Beyond Division I: D2, D3, JUCO
The window rules above are Division I. Division II runs its own transfer process and timeline, and Division III has no athletic scholarships to protect, so a D3 transfer is mostly an admissions and fit question rather than a compliance-window one. Junior college works differently again and is often the destination for players who want a reset and a path back up.
If you are considering a step to or from these levels, the college directory and the NAIA and JUCO guide show what is realistic and who to contact.
Frequently asked questions
- Do you have to sit out a year after transferring in college golf?
- No. Since 2024, an academically eligible golfer can transfer and play immediately, and there is no cap on how many times you transfer, provided you remain in good academic standing and enter during your sport's designated window.
- When does the college golf transfer portal open?
- There are two windows: a fall window in early-to-mid December, and a short spring window of about 15 days that opens the day after the Division I golf championships conclude. Exact dates change yearly and differ for men and women, so confirm the current calendar with your compliance office or the NCAA.
- Can you lose your scholarship if you enter the portal?
- Yes. Once your name is in the portal, your current coach is allowed to stop renewing your scholarship for the next year and reassign it. Entering is a real commitment, not a no-risk way to explore options.

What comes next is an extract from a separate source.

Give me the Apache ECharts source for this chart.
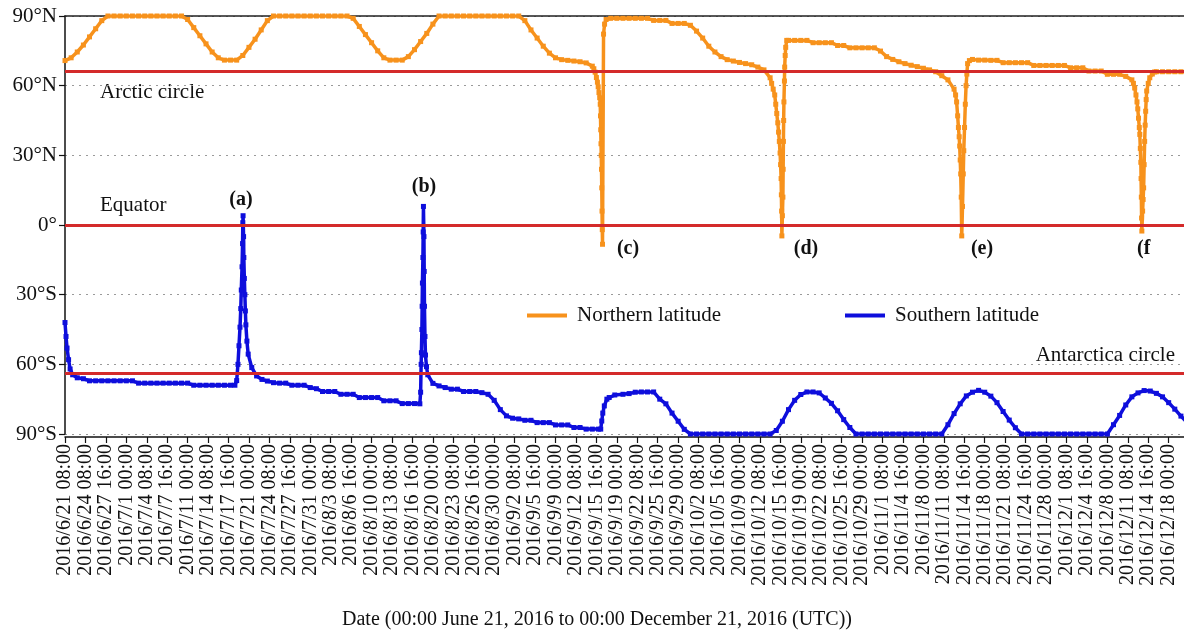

- How do roster limits affect transfers?
- Beginning in 2025-26, Division I schools that opt into the House settlement cap golf rosters at nine players. Hard roster caps push players at the bottom of the roster, especially walk-ons, into the portal, while letting funded programs offer scholarship money to more of their spots.
- Can Division II or Division III golfers transfer too?
- Yes, but the rules differ. Division II runs its own transfer timeline. Division III has no athletic scholarships, so a D3 transfer is largely an admissions and fit decision rather than a compliance-window one. Junior college has its own process and is a common reset path.